Write out the lines from the top of the material through the line with "import plotly.graph_objects as go", exactly and with nothing added.

Records with drawing code:
○ ○ ○ ○ ○

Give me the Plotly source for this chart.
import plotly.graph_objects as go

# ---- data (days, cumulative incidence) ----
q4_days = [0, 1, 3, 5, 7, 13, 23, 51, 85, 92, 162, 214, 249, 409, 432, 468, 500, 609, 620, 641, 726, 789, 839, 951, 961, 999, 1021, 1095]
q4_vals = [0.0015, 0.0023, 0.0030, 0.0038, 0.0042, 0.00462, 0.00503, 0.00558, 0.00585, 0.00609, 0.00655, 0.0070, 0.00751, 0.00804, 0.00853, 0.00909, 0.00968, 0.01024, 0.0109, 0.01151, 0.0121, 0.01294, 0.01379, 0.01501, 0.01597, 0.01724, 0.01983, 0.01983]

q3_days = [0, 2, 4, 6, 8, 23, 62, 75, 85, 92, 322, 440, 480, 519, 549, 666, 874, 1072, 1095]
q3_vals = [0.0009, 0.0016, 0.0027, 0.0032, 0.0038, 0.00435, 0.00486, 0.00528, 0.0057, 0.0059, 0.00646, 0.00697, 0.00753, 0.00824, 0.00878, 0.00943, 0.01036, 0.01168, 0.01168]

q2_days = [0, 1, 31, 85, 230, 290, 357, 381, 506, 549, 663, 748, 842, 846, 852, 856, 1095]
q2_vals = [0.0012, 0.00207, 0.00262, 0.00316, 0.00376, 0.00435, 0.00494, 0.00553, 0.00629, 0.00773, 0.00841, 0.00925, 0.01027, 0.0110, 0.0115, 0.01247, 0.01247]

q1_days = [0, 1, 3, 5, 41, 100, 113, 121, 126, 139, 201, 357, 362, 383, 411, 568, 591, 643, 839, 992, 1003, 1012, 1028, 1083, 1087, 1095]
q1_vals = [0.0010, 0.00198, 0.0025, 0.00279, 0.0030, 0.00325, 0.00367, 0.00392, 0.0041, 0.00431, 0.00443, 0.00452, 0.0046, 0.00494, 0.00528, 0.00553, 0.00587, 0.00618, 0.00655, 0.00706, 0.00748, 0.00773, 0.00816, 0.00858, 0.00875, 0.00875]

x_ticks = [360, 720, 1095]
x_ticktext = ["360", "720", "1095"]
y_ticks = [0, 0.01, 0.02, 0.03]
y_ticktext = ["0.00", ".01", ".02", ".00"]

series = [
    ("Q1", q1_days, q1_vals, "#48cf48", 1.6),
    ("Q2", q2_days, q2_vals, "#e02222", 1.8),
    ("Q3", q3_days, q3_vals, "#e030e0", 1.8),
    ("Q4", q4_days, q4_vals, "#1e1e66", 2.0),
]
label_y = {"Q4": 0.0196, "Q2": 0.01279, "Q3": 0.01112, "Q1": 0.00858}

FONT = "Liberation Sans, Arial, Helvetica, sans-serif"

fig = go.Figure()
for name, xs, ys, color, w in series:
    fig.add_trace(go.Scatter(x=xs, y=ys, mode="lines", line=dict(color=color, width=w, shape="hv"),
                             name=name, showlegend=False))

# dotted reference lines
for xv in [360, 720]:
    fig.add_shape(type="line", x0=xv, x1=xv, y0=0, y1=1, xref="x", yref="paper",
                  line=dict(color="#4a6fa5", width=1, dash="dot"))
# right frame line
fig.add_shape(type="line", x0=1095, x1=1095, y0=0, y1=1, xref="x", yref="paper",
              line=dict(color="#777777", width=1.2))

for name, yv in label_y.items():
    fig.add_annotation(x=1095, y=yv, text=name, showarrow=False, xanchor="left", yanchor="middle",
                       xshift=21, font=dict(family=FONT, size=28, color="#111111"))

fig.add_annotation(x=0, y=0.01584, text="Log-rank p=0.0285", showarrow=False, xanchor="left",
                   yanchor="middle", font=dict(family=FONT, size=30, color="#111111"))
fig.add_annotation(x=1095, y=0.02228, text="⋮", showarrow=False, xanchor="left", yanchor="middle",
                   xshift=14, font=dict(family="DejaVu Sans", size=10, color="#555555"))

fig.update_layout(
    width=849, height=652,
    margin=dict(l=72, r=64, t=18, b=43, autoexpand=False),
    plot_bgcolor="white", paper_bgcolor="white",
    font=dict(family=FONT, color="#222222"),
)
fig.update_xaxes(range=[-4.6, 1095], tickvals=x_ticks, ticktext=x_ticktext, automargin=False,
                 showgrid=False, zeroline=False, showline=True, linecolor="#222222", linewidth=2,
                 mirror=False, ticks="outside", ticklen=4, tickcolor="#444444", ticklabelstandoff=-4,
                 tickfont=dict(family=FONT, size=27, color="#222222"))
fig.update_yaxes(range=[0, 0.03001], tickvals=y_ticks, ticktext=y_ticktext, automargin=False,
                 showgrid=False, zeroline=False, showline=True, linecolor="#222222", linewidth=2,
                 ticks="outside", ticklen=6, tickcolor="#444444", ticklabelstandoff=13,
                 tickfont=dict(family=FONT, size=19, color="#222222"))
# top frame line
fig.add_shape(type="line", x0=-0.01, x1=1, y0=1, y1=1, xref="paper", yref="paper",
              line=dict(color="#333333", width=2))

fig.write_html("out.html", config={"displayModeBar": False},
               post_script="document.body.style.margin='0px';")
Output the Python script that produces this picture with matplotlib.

○ ○ ○ ○ ○

## ANSWER TO THE EXERCISE
Give me the Plotly source for this chart.
import plotly.graph_objects as go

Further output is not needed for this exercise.